Read through the records below and copy each line that uses the word "Reproduce".

_Data for the task_:
—————
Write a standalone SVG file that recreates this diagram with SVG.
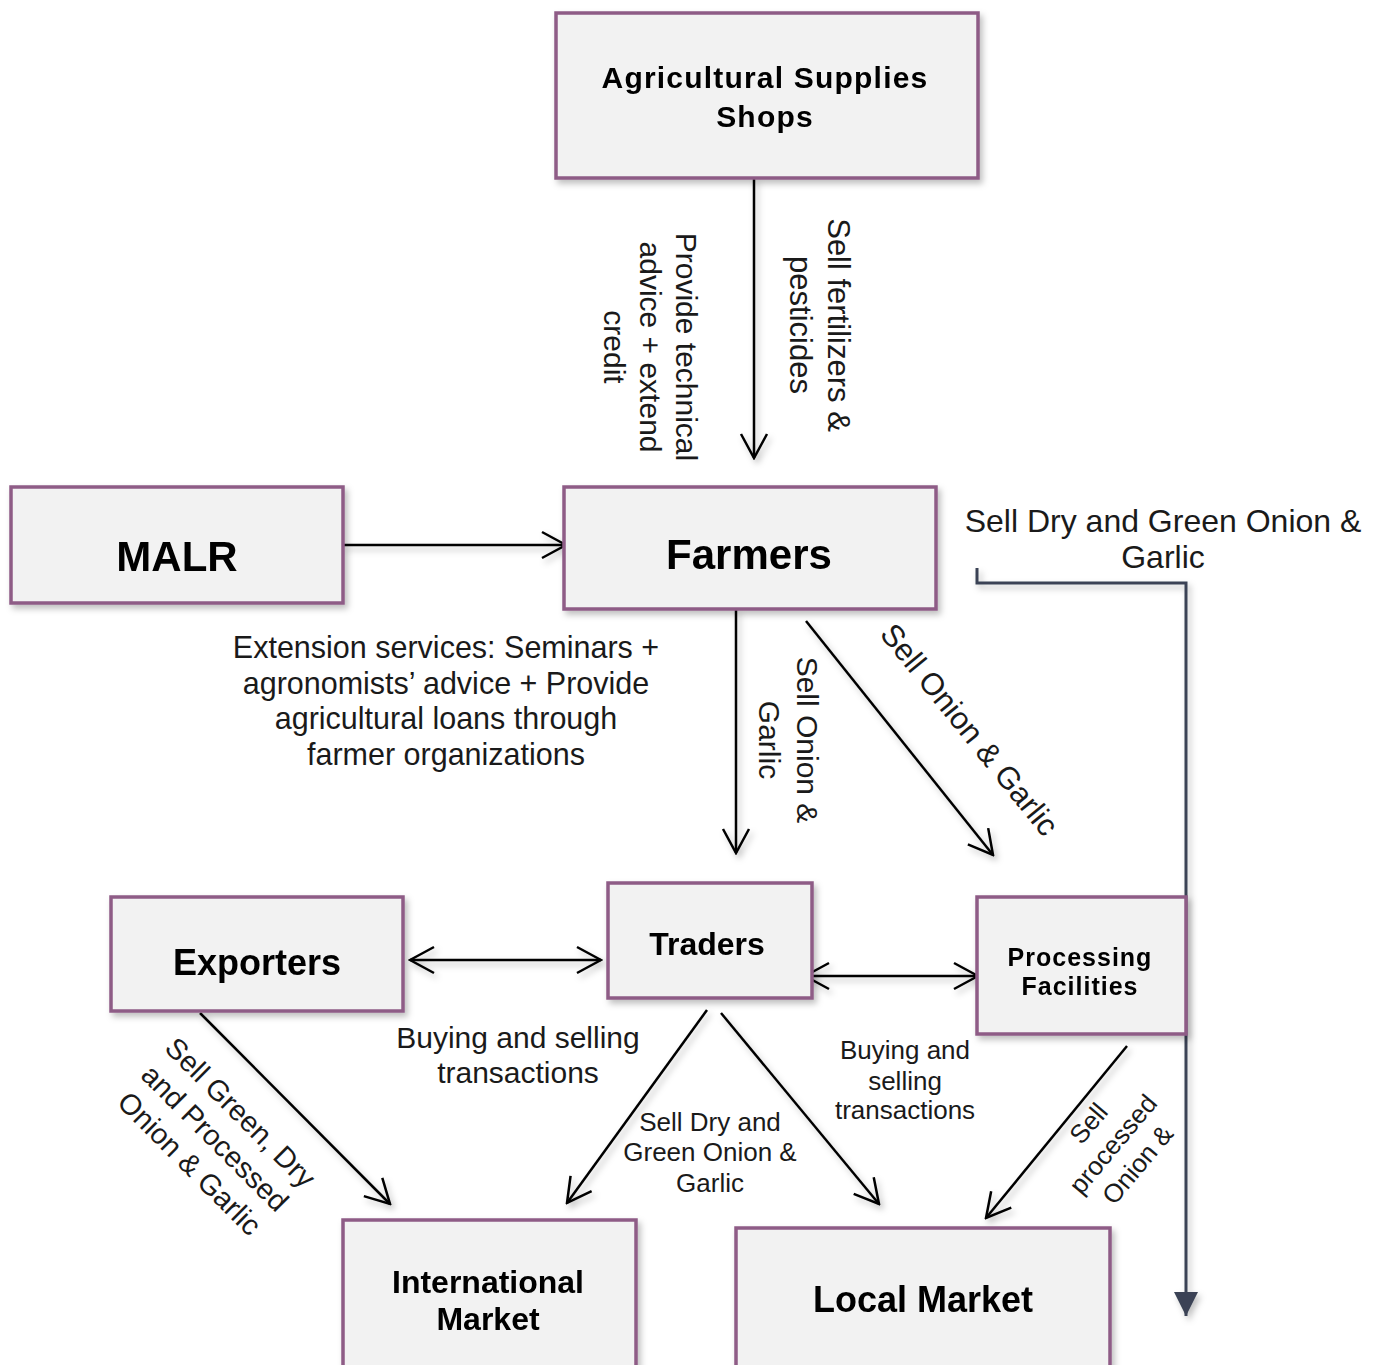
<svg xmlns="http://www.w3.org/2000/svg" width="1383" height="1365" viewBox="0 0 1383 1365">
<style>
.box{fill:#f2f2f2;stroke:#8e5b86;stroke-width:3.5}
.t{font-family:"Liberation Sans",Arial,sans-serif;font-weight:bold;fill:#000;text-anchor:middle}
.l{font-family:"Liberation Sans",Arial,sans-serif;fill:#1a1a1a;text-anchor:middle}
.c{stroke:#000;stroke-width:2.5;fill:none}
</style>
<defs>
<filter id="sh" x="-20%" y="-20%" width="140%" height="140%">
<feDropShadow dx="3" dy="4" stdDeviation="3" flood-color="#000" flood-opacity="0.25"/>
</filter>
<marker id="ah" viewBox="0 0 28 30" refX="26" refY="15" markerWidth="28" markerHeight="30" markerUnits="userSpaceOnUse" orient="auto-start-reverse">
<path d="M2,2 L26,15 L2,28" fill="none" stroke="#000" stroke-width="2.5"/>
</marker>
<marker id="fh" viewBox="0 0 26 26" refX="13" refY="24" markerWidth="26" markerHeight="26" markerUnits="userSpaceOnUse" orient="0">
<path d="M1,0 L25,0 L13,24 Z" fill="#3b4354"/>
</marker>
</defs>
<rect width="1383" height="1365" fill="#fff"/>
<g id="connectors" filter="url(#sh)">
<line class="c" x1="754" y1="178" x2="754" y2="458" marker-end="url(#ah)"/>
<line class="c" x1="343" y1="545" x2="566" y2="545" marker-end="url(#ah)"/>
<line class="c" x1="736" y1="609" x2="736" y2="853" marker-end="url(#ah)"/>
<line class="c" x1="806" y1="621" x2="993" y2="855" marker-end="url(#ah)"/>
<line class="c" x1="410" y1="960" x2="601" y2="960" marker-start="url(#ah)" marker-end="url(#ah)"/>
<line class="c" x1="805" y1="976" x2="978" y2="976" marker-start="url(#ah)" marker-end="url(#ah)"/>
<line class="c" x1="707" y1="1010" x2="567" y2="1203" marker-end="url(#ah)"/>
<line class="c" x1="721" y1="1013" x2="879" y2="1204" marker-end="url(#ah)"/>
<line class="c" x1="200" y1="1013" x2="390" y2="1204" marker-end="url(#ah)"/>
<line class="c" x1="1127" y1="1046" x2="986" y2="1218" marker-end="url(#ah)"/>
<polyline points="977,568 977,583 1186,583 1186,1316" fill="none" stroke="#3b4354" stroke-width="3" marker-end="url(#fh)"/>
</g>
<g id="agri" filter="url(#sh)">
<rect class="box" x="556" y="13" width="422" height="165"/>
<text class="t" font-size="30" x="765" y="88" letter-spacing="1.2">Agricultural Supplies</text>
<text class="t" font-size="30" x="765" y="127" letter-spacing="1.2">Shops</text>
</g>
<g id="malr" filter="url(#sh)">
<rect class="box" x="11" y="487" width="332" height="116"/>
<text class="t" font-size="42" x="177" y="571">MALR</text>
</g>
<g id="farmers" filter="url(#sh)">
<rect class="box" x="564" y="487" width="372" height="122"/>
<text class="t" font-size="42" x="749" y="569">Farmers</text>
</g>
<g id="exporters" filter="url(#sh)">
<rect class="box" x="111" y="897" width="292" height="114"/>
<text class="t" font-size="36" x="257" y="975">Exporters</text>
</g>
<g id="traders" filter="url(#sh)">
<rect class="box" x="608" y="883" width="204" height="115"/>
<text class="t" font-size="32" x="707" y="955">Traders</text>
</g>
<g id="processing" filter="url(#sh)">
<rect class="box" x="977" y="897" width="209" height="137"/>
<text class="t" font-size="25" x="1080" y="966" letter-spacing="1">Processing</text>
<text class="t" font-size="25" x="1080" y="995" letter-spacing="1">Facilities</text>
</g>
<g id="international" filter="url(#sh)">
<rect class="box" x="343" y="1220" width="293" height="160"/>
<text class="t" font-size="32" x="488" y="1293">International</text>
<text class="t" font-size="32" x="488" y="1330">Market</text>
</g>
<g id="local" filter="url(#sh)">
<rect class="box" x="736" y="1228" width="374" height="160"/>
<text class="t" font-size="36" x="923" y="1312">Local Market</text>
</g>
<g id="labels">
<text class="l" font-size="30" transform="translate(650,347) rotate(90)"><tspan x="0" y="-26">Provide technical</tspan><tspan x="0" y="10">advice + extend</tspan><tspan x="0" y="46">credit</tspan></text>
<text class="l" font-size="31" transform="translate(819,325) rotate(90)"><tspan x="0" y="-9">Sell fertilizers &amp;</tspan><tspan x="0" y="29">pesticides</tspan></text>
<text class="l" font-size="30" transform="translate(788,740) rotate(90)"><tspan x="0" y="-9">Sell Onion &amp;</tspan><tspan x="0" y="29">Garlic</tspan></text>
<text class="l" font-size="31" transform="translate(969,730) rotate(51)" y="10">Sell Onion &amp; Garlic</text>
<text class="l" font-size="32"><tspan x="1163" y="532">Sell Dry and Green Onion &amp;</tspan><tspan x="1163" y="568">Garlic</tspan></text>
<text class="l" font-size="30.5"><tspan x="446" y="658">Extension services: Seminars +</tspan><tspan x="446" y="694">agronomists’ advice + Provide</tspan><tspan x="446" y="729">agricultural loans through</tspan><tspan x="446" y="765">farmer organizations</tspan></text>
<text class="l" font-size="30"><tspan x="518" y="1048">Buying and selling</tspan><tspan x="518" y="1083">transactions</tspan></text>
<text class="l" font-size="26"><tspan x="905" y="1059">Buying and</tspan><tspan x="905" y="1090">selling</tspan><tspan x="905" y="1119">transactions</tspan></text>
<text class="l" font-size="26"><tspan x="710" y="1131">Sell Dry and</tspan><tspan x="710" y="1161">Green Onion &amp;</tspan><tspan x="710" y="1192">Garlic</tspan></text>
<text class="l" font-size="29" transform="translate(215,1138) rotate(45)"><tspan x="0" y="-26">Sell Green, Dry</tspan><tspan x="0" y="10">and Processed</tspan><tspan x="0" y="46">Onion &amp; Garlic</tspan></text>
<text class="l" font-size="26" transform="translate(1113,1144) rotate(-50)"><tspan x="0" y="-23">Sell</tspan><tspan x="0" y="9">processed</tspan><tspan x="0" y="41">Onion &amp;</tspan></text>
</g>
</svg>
—————
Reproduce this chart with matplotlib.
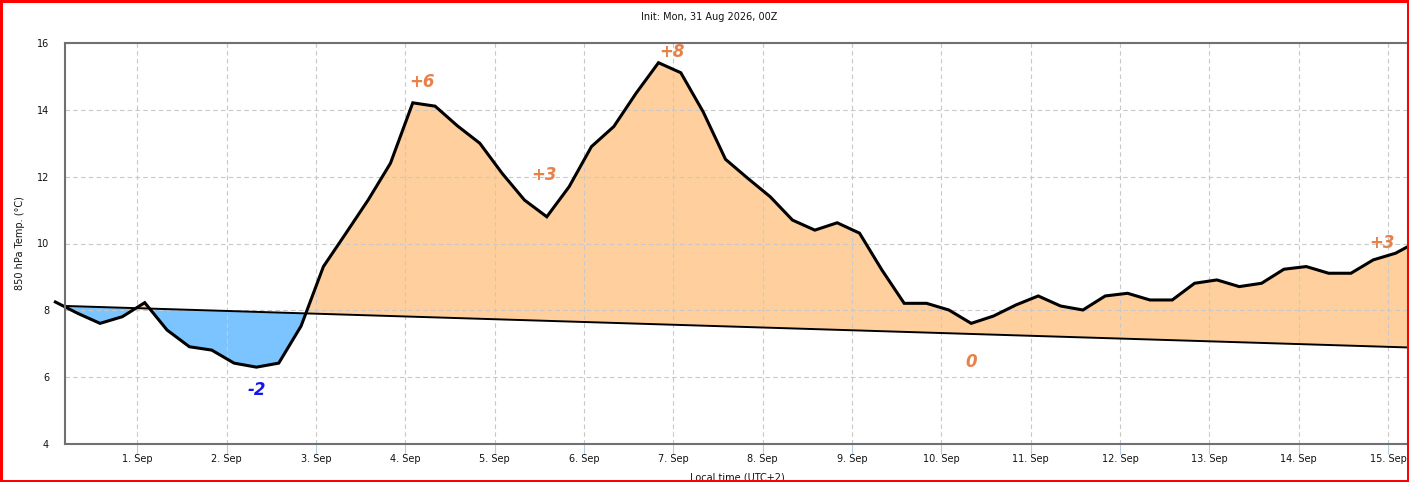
—————
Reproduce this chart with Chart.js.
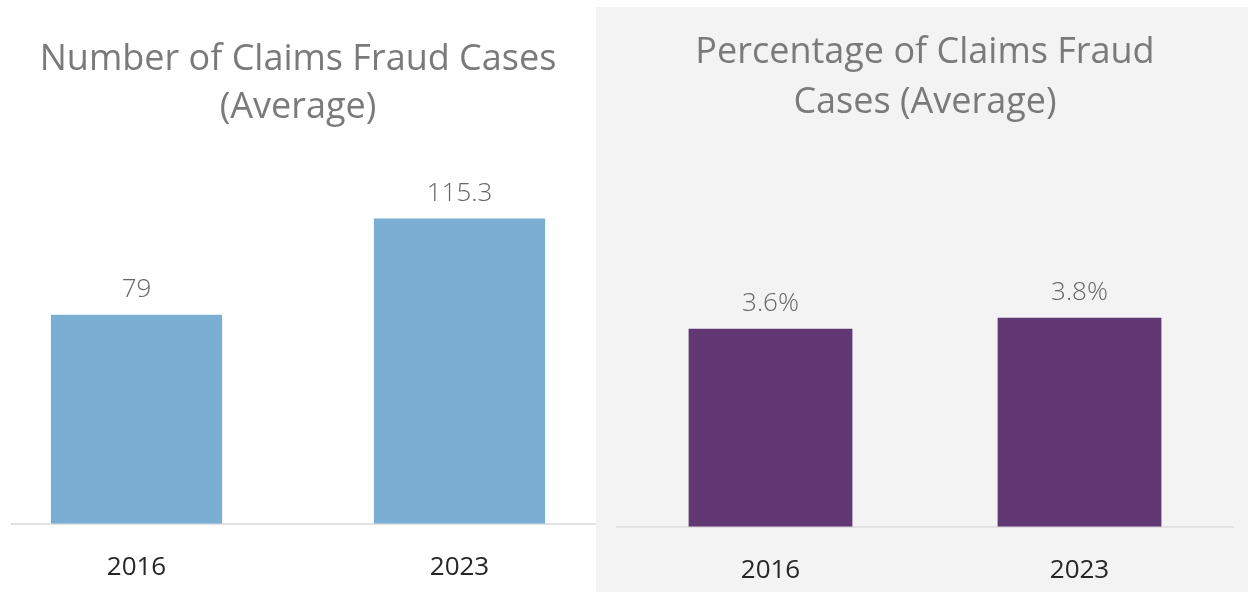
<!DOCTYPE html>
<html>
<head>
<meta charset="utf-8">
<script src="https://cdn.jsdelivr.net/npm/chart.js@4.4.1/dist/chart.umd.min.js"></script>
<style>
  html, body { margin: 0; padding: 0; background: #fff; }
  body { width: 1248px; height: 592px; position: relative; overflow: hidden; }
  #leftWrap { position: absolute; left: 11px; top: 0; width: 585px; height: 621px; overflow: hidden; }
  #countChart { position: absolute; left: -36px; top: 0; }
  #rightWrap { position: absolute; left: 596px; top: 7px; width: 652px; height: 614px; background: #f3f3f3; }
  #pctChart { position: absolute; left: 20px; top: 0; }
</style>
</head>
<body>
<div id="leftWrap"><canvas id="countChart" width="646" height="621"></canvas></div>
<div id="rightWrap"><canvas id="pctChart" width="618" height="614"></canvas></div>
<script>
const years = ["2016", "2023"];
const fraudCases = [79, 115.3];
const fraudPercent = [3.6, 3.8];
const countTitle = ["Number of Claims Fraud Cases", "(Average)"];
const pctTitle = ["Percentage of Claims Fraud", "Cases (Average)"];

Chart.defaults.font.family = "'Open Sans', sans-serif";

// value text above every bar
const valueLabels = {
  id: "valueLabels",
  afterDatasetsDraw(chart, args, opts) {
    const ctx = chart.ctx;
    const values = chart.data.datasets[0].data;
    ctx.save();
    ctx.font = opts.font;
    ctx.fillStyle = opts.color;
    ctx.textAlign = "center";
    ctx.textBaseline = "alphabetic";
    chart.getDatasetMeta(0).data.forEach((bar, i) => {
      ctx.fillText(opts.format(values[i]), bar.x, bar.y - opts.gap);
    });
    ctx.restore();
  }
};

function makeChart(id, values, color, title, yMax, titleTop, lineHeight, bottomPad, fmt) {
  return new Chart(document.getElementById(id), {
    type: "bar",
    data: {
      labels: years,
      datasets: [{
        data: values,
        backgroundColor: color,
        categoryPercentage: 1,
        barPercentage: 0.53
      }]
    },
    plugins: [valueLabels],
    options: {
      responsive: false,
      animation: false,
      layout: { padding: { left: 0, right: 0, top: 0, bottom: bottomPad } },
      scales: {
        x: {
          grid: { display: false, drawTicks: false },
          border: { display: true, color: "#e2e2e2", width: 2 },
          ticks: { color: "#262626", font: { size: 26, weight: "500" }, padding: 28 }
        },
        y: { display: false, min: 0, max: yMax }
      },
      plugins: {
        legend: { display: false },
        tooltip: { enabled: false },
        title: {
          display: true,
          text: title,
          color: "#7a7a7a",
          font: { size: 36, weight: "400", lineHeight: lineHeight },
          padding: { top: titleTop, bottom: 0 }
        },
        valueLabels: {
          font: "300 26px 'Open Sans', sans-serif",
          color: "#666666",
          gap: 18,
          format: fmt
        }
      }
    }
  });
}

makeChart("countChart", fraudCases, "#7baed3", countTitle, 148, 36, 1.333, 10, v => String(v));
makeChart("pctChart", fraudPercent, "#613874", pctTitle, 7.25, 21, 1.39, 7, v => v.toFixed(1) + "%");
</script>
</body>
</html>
—————
_Response to the exercise_:
Reproduce this chart with matplotlib.
Reproduce this chart with Chart.js.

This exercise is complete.